A team of physicists at the Institute for Quantum Information and Matter at Caltech, had discovered an new state of matter that may have applications in ultra-fast quantum computers of the future. It is the first three-dimensional quantum liquid crystal.

“We have detected the existence of a fundamentally new state of matter that can be regarded as a quantum analog of a liquid crystal, There are numerous classes of such quantum liquid crystals that can, in principle, exist; therefore, our finding is likely the tip of an iceberg.” says Caltech assistant professor of physics David Hsieh, principal investigator on a new study describing the findings in the April 21 issue of Science.

Liquid crystals are materials that are between liquid and solid, they are consisted of molecules that flow around freely as if they were a liquid but are all oriented in the same direction, as in solid. An important feature of the liquid crystals that in addition to availability in the nature, they can be made artificially like those used in items that have display screens.

In 1999, the first quantum liquid crystal was discovered by Caltech’s Jim Eisenstein, the Frank J. Roshek Professor of Physics and Applied Physics. It was a two-dimensional which means that it was limited with a single plane inside the host material. In a quantum liquid crystal, electrons behave like the molecules in classical liquid crystals. They move around freely in a preferred direction of flow.

These images show light patterns generated by a rhenium-based crystal using a laser method called optical second-harmonic rotational anisotropy. At left, the pattern comes from the atomic lattice of the crystal. At right, the crystal has become a 3-D quantum liquid crystal, showing a drastic departure from the pattern due to the atomic lattice alone.

The behavior of the electrons in the newly discovered 3D-variant are possibly even stranger. The electrons do not only distinguish between x-, y- and z-axis, but they also have different magnetic characteristics depending along which axis they move back and forth.

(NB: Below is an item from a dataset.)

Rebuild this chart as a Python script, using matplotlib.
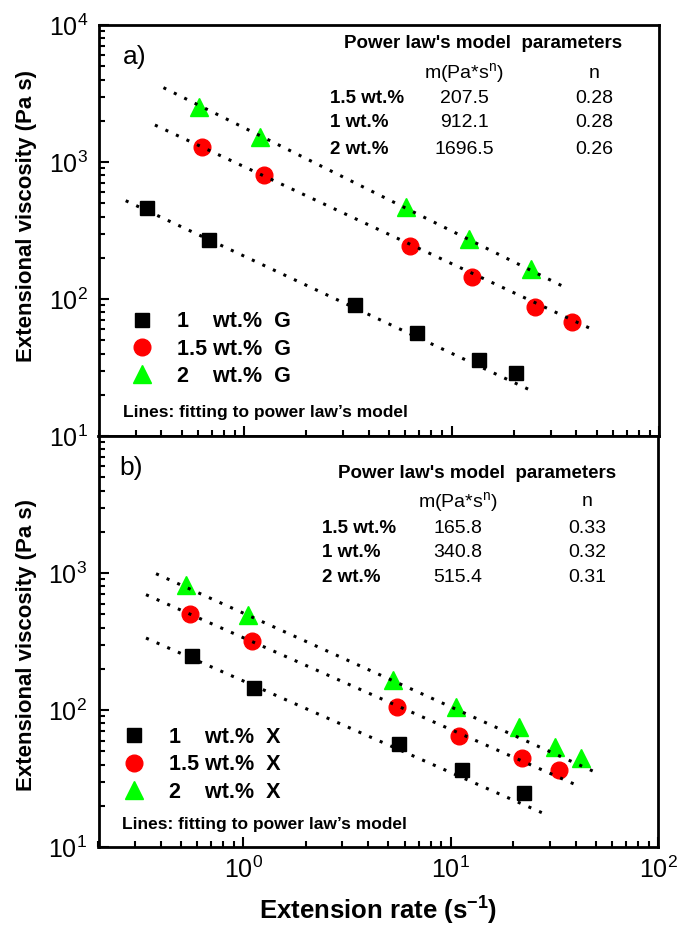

According to the researchers, the 3D quantum liquid crystals could play a role in a field called spintronics, where the spin direction of electrons can be utilized to create more efficient computer chips. It may also help with some of the challenges of building a quantum computer, which seeks to take advantage of the quantum nature of particles to make even faster calculations.

“Rather than rely on serendipity to find topological superconductors, we may now have a route to rationally creating them using 3-D quantum liquid crystals” says Harter. “That is next on our agenda.”